While below expectations, the 2% annualized rate of growth was well above the “whisper” number of closer to zero. The Atlanta Fed’s normally accurate GDP tracker pegged the economy as essentially flat for the quarter, so we breathed a sigh of relief when the figure came in as high as it did. Without any supply-chain constraints, output would have likely registered around 4%-5% — slower than in the first half of the year but still strong by any measure.8
What stands out most from the report is that the Delta variant failed to slow the dramatic shift away from consumer spending on goods (-9.2% for the quarter) and toward spending on services (+7.9%).9 Americans continued to spend more on “having fun” relative to buying “stuff,” taking a further step closer to pre-pandemic norms. The decline in goods consumption was due entirely to durable goods like cars, which (a) have risen in price considerably in 2021 and (b) have been in short supply due to manufacturing and delivery delays. No matter. People still found a way to spend money over the summer.

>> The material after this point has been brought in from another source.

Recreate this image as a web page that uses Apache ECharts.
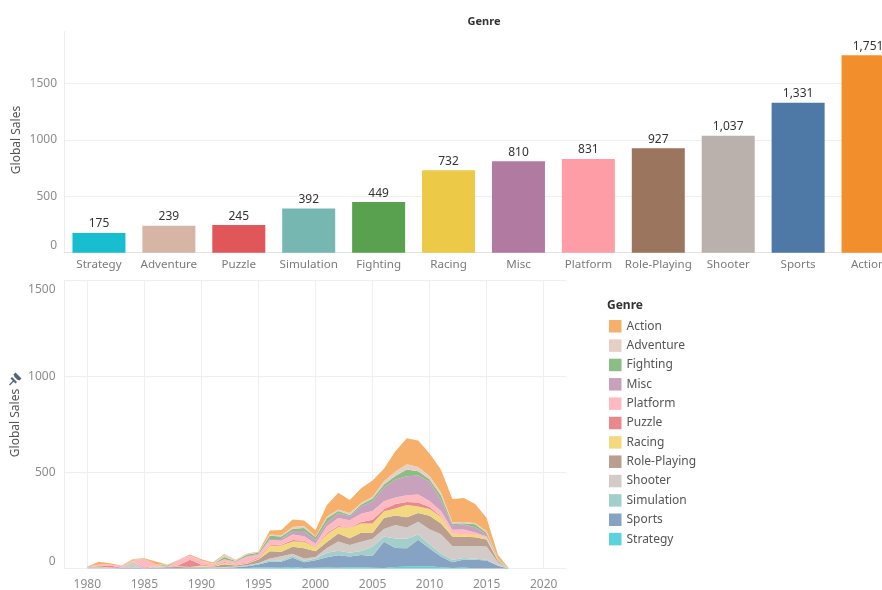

Other takeaways from the GDP release:
- Private investment grew after contracting for two quarters, driven largely by intellectual property (e.g., software) investment while the other categories (i.e., structures and equipment) detracted.10
- Inventories notably did not grow in the quarter, but their slower rate of decline compared to the prior quarter added 2.1% to GDP.11 At some point, restocking will be required to replace the historic drawdown from the last several quarters.
- Trade (-1.1%) was a significant drag. This was to be expected, given that the U.S. trade deficit in goods hit a record high of $96.3 billion in September as exports shrank and imports grew.12 Imports are consumed domestically but produced abroad, so they are subtracted from consumption in the calculation of overall GDP. Exports, which are produced in the U.S. but sold abroad, are added to overall GDP. With import growth positive and export growth negative, GDP took a hit on both sides of the trade equation.
- The measure we normally prefer to gauge domestic demand — final sales to private domestic purchasers — increased at a 1.1% rate in the period. (This metric tracks how much U.S. residents actually spend, regardless of where the product or service is produced.) The third quarter marked the first time this number has trailed overall GDP growth since the recovery from COVID began in the spring of 2020.13
- But the brightest spot in the GDP report was the better-than-expected personal consumption growth, the largest component of demand. And consumer spending rose 0.6% in September, as the government reported on Friday.14
The U.S. economy has grown 4.9% over the past four quarters and is now comfortably above its fourth- quarter 2019 peak.15 Even so, the recovery is far from over. Households, even those in lower income brackets, still have considerable excess savings, which, combined with rising incomes, should continue to support above-average consumption growth through 2022. It won’t be the 11%-12% rate of growth (net of inflation!) generated in the first half of this year, but even a 2%-3% annual growth rate would bring the economy back to its relatively strong (and normal) rate of expansion from 2018.16 That seems achievable to us.